Jack and Ennis are poorly educated country boys, and Proulx helps us feel that in the way they speak. They don't use grammar well, and she often deliberately misspells words just to show us how simply and plainly they speak. Even when they talk about important things, like how they feel about each other, their words are nowhere near fancy. When Ennis describes to Jack what happened after they left Brokeback, he says, "I had gut cramps so bad I pulled over and tried to puke, thought I ate somethin bad at that place in Dubois. Took me about a year a figure out it was that I shouldn't a let you out a my sights" (68). Other characters use the same kind of tone, so we know that it's the culture, not just these two guys.
Proulx likes to get to the point, so she doesn't spend a lot of time discussing appearance. That means that the physical descriptions she does include really count.
Both Ennis and Jack share the look of poor country boys, used to the outdoor life and without two pennies to rub together. Jack "seemed fair enough with his curly hair and quick laugh, but for a small man he carried some weight in the haunch and his smile disclosed buckteeth, not pronounced enough to let him eat popcorn out of the neck of a jug, but noticeable. He was infatuated with the rodeo life and fastened his belt with a minor bull-riding buckle, but his boots were worn to the quick, holed beyond repair" (7). Ennis, "high-arched nose and narrow face, was scruffy and a little cave-chested, balanced a small torso on long, caliper legs, possessed a muscular and supple body made for the horse and for fighting" (8). So yeah, they're not exactly the tea-and-cozies types, which lets us know a lot about them very early on.

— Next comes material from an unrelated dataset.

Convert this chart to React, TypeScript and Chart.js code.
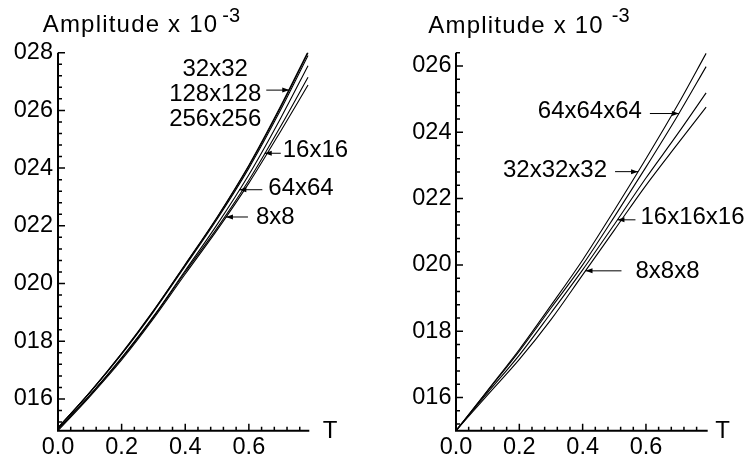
import React, { useEffect, useRef } from "react";
import { Chart, registerables } from "chart.js";

Chart.register(...registerables);

const FONT = "'Liberation Sans', Arial, Helvetica, sans-serif";

// ---------- data: left panel (2D grids) ----------
const leftT = [0, 0.1, 0.2, 0.3, 0.4, 0.5, 0.6, 0.7, 0.786];
const left8x8 = [0.0149, 0.01608, 0.01735, 0.01878, 0.02033, 0.02185, 0.02348, 0.02528, 0.02688];
const left16x16 = [0.01495, 0.01612, 0.0174, 0.01883, 0.0204, 0.02192, 0.02358, 0.02545, 0.02715];
const left32x32 = [0.015, 0.01622, 0.01755, 0.01902, 0.02061, 0.02223, 0.024, 0.02602, 0.0279];
const left64x64 = [0.01495, 0.01613, 0.01743, 0.01886, 0.02045, 0.02204, 0.02377, 0.02573, 0.02755];
const left128x128 = [0.015, 0.01623, 0.01757, 0.01905, 0.02065, 0.02228, 0.02407, 0.02611, 0.028];
const left256x256 = [0.015, 0.01623, 0.01758, 0.01906, 0.02067, 0.0223, 0.0241, 0.02615, 0.02804];

// ---------- data: right panel (3D grids) ----------
const rightT = [0, 0.1, 0.2, 0.3, 0.4, 0.5, 0.6, 0.7, 0.79];
const right8x8x8 = [0.015, 0.01608, 0.01715, 0.01835, 0.0197, 0.02105, 0.0224, 0.02365, 0.02476];
const right16x16x16 = [0.015, 0.01615, 0.01728, 0.01855, 0.01985, 0.02122, 0.02262, 0.02395, 0.02519];
const right32x32x32 = [0.015, 0.01622, 0.01745, 0.01878, 0.02015, 0.02165, 0.0232, 0.02482, 0.02638];
const right64x64x64 = [0.015, 0.0162, 0.0174, 0.0187, 0.02, 0.02145, 0.02295, 0.0245, 0.02598];

// ---------- ticks ----------
const xTicks = [0, 0.2, 0.4, 0.6];
const leftYTicks = [0.016, 0.018, 0.02, 0.022, 0.024, 0.026, 0.028];
const rightYTicks = [0.016, 0.018, 0.02, 0.022, 0.024, 0.026];

const yLabel = (v: number) => String(Math.round(v * 1000)).padStart(3, "0");
const xLabel = (v: number) => Number(v).toFixed(1);

type Note = {
  lines: string[];
  series: string;
  tipT: number;
  dir: "fromLeft" | "fromRight";
  len: number;
  gap: number;
  dy: number;
  lineGap?: number;
  mid?: number;
};

const leftNotes: Note[] = [
  { lines: ["32x32", "128x128", "256x256"], series: "128x128", tipT: 0.727, dir: "fromLeft", len: 23, gap: 5, dy: 4, lineGap: 25, mid: 1 },
  { lines: ["16x16"], series: "16x16", tipT: 0.65, dir: "fromRight", len: 16, gap: 2, dy: -2.5 },
  { lines: ["64x64"], series: "64x64", tipT: 0.57, dir: "fromRight", len: 23, gap: 6, dy: -1 },
  { lines: ["8x8"], series: "8x8", tipT: 0.528, dir: "fromRight", len: 22, gap: 8, dy: 0 },
];

const rightNotes: Note[] = [
  { lines: ["64x64x64"], series: "64x64x64", tipT: 0.704, dir: "fromLeft", len: 29, gap: 8, dy: -2 },
  { lines: ["32x32x32"], series: "32x32x32", tipT: 0.575, dir: "fromLeft", len: 23, gap: 8, dy: -1 },
  { lines: ["16x16x16"], series: "16x16x16", tipT: 0.51, dir: "fromRight", len: 18, gap: 5, dy: -2 },
  { lines: ["8x8x8"], series: "8x8x8", tipT: 0.409, dir: "fromRight", len: 36, gap: 14, dy: 1 },
];

type Panel = {
  width: number;
  left: number;
  T: number[];
  series: { name: string; values: number[] }[];
  xMax: number;
  yMin: number;
  yMax: number;
  yTicks: number[];
  yMinorStart: number;
  yAxisWidth: number;
  rightPad: number;
  yLabelPad: number;
  notes: Note[];
  titleX: number;
  titleBase: number;
  supGap: number;
  tX: number;
};

const panels: Panel[] = [
  {
    width: 370,
    left: 0,
    T: leftT,
    series: [
      { name: "8x8", values: left8x8 },
      { name: "16x16", values: left16x16 },
      { name: "32x32", values: left32x32 },
      { name: "64x64", values: left64x64 },
      { name: "128x128", values: left128x128 },
      { name: "256x256", values: left256x256 },
    ],
    xMax: 0.79,
    yMin: 0.0149,
    yMax: 0.028,
    yTicks: leftYTicks,
    yMinorStart: 0.0152,
    yAxisWidth: 58,
    rightPad: 60.7,
    yLabelPad: 5,
    notes: leftNotes,
    titleX: 42.7,
    titleBase: 31.7,
    supGap: 4,
    tX: 330,
  },
  {
    width: 379,
    left: 370,
    T: rightT,
    series: [
      { name: "8x8x8", values: right8x8x8 },
      { name: "16x16x16", values: right16x16x16 },
      { name: "32x32x32", values: right32x32x32 },
      { name: "64x64x64", values: right64x64x64 },
    ],
    xMax: 0.795,
    yMin: 0.015,
    yMax: 0.0264,
    yTicks: rightYTicks,
    yMinorStart: 0.0152,
    yAxisWidth: 86,
    rightPad: 41.3,
    yLabelPad: 4.5,
    notes: rightNotes,
    titleX: 58.3,
    titleBase: 33,
    supGap: 8,
    tX: 352.5,
  },
];

function interp(T: number[], vals: number[], t: number) {
  for (let i = 0; i < T.length - 1; i++) {
    if (t >= T[i] && t <= T[i + 1]) {
      const f = (t - T[i]) / (T[i + 1] - T[i]);
      return vals[i] + f * (vals[i + 1] - vals[i]);
    }
  }
  return vals[vals.length - 1];
}

function makePlugin(p: Panel) {
  return {
    id: "panelDecor",
    afterDraw(chart: any) {
      const ctx: any = chart.ctx;
      const xs = chart.scales.x;
      const ys = chart.scales.y;
      const { left, right, top, bottom } = chart.chartArea;
      ctx.save();
      ctx.strokeStyle = "#000";
      ctx.fillStyle = "#000";

      // axis lines
      ctx.lineWidth = 2;
      ctx.beginPath();
      ctx.moveTo(left, top);
      ctx.lineTo(left, bottom);
      ctx.lineTo(right, bottom);
      ctx.stroke();

      // ticks (inward)
      ctx.lineWidth = 1.5;
      ctx.beginPath();
      for (const v of p.yTicks) {
        const y = ys.getPixelForValue(v);
        ctx.moveTo(left, y);
        ctx.lineTo(left + 7, y);
      }
      for (let k = 0; ; k++) {
        const v = p.yMinorStart + k * 0.0004;
        if (v > p.yMax + 1e-9) break;
        if (p.yTicks.some((m) => Math.abs(m - v) < 1e-7)) continue;
        const y = ys.getPixelForValue(v);
        ctx.moveTo(left, y);
        ctx.lineTo(left + 4, y);
      }
      for (const v of xTicks) {
        const x = xs.getPixelForValue(v);
        ctx.moveTo(x, bottom);
        ctx.lineTo(x, bottom - 7);
      }
      for (let k = 0; ; k++) {
        const v = k * 0.04;
        if (v > p.xMax + 1e-9) break;
        if (xTicks.some((m) => Math.abs(m - v) < 1e-7)) continue;
        const x = xs.getPixelForValue(v);
        ctx.moveTo(x, bottom);
        ctx.lineTo(x, bottom - 4);
      }
      ctx.stroke();

      // title
      ctx.font = `24px ${FONT}`;
      ctx.textAlign = "left";
      ctx.textBaseline = "alphabetic";
      if ("letterSpacing" in ctx) ctx.letterSpacing = "1.2px";
      const main = "Amplitude x 10";
      ctx.fillText(main, p.titleX, p.titleBase);
      const w = ctx.measureText(main).width;
      if ("letterSpacing" in ctx) ctx.letterSpacing = "0px";
      ctx.font = `20px ${FONT}`;
      ctx.fillText("-3", p.titleX + w + p.supGap, 21.7);

      // axis title T
      ctx.font = `24px ${FONT}`;
      ctx.textAlign = "center";
      ctx.fillText("T", p.tX, 438.3);

      // annotations
      ctx.font = `24px ${FONT}`;
      ctx.textBaseline = "middle";
      ctx.lineWidth = 1;
      for (const n of p.notes) {
        const s = p.series.find((q) => q.name === n.series)!;
        const val = interp(p.T, s.values, n.tipT);
        const tx = xs.getPixelForValue(n.tipT);
        const ty = ys.getPixelForValue(val);
        const sign = n.dir === "fromLeft" ? -1 : 1;
        const sx = tx + sign * n.len;
        ctx.beginPath();
        ctx.moveTo(sx, ty);
        ctx.lineTo(tx, ty);
        ctx.stroke();
        ctx.beginPath();
        ctx.moveTo(tx, ty);
        ctx.lineTo(tx + sign * 7, ty - 2.5);
        ctx.lineTo(tx + sign * 7, ty + 2.5);
        ctx.closePath();
        ctx.fill();
        const widths = n.lines.map((l) => ctx.measureText(l).width);
        const maxW = Math.max(...widths);
        const mid = n.mid ?? 0;
        const lg = n.lineGap ?? 25;
        if (n.dir === "fromLeft") {
          const cx = sx - n.gap - maxW / 2;
          ctx.textAlign = "center";
          n.lines.forEach((l, i) => ctx.fillText(l, cx, ty + n.dy + (i - mid) * lg));
        } else {
          ctx.textAlign = "left";
          n.lines.forEach((l, i) => ctx.fillText(l, sx + n.gap, ty + n.dy + (i - mid) * lg));
        }
      }
      ctx.restore();
    },
  };
}

function PanelChart({ p }: { p: Panel }) {
  const ref = useRef<HTMLCanvasElement | null>(null);
  useEffect(() => {
    if (!ref.current) return;
    const chart = new Chart(ref.current, {
      type: "line",
      data: {
        datasets: p.series.map((s) => ({
          label: s.name,
          data: p.T.map((t, i) => ({ x: t, y: s.values[i] })),
          borderColor: "#000",
          borderWidth: 1.1,
          pointRadius: 0,
          fill: false,
          cubicInterpolationMode: "monotone" as const,
        })),
      },
      options: {
        responsive: false,
        animation: false,
        devicePixelRatio: 1,
        layout: { padding: { left: 0, top: 52.7, right: p.rightPad, bottom: 0 } },
        plugins: { legend: { display: false }, tooltip: { enabled: false }, title: { display: false } },
        scales: {
          x: {
            type: "linear",
            min: 0,
            max: p.xMax,
            afterBuildTicks: (s: any) => {
              s.ticks = xTicks.map((v) => ({ value: v }));
            },
            afterFit: (s: any) => {
              s.height = 29.3;
            },
            grid: { display: false, drawTicks: false },
            border: { display: false },
            ticks: {
              padding: 3,
              color: "#000",
              font: { family: FONT, size: 23.5 },
              maxRotation: 0,
              autoSkip: false,
              callback: (v: any) => xLabel(Number(v)),
            },
          },
          y: {
            type: "linear",
            min: p.yMin,
            max: p.yMax,
            afterBuildTicks: (s: any) => {
              s.ticks = p.yTicks.map((v) => ({ value: v }));
            },
            afterFit: (s: any) => {
              s.width = p.yAxisWidth;
            },
            grid: { display: false, drawTicks: false },
            border: { display: false },
            ticks: {
              padding: p.yLabelPad,
              color: "#000",
              font: { family: FONT, size: 23.5 },
              autoSkip: false,
              callback: (v: any) => yLabel(Number(v)),
            },
          },
        },
      },
      plugins: [makePlugin(p)],
    } as any);
    return () => chart.destroy();
  }, [p]);
  return (
    <canvas
      ref={ref}
      width={p.width}
      height={460}
      style={{ position: "absolute", left: p.left, top: 0, width: p.width, height: 460 }}
    />
  );
}

export default function App() {
  return (
    <div style={{ position: "absolute", left: 0, top: 0, width: 749, height: 460, background: "#fff" }}>
      {panels.map((p, i) => (
        <PanelChart key={i} p={p} />
      ))}
    </div>
  );
}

These are physical men, and everything they do reflects it. They move fast and suddenly, and nothing they do is particularly subtle. Their actions—and specifically the decisiveness of their actions—also say a lot about how they feel about their love. Ennis "ran full-throttle on all roads whether fence mending or money spending" (29), and Jack "took the stairs two by two" (47) when coming to see Ennis. Since these guys aren't much at using their words, it stands to reason that what they do would define them.